(CNSNews.com) - Former President Bill Clinton, writing in an op ed in the Washington Post last month, said that he signed the Defense of Marriage Act (DOMA) in 1996 because it would stave off efforts to amend the U.S. Constitution to limit marriage to the union of one man and one woman.
He cited the senators who made that claim in an amicus brief to the U.S. Supreme Court, which recently heard the case to overturn DOMA -- a law that defines marriage for federal purposes as a union between one man and on woman -- and another on a California constitutional amendment to limit marriage to the union of one man or one woman and will rule on both this summer.
“It was under these circumstances that DOMA came to my desk, opposed by only 81 of the 535 members of Congress,” Clinton said in the commentary.
But in 1996, at the time he signed DOMA into law, the then-president said he had “long opposed” the federal government approving by recognition same-sex marriage.
“I have long opposed governmental recognition of same-gender marriages and this legislation is consistent with that position,” Clinton said in the statement.
“The act confirms the right of each state to determine its own policy with respect to same gender marriage and clarifies for purposes of federal law the operative meaning of the terms ‘marriage’ and ‘spouse.’”
Clinton was clear in 1996 to dispel any idea that DOMA was discriminatory – as homosexual activists charged.
“I also want to make clear to all that the enactment of this legislation should not, despite the fierce and at times divisive rhetoric surrounding it, be understood to provide an excuse for discrimination, violence or intimidation against any person on the basis of sexual orientation,” Clinton said in the statement. ‘Discrimination, violence and intimidation for that reason, as well as others, violate the principle of equal protection under the law and have no place in American society.”
In his 2013 Washington Post op-ed, however, Clinton called DOMA discriminatory and called for it to be overturned.

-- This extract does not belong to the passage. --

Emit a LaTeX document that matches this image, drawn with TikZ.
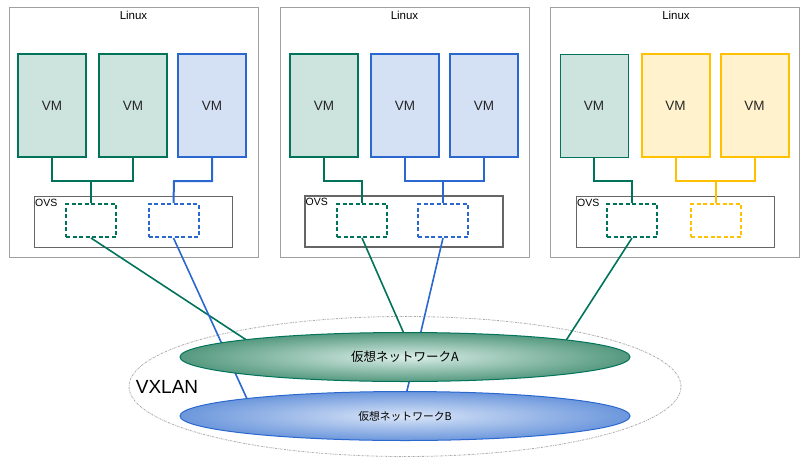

“When I signed the bill, I included a statement with the admonition that ‘enactment of this legislation should not, despite the fierce and at times divisive rhetoric surrounding it, be understood to provide an excuse for discrimination,” Clinton said. “Reading those words today, I know now that, even worse than providing an excuse for discrimination, the law is itself discriminatory.
“It should be overturned,” Clinton said.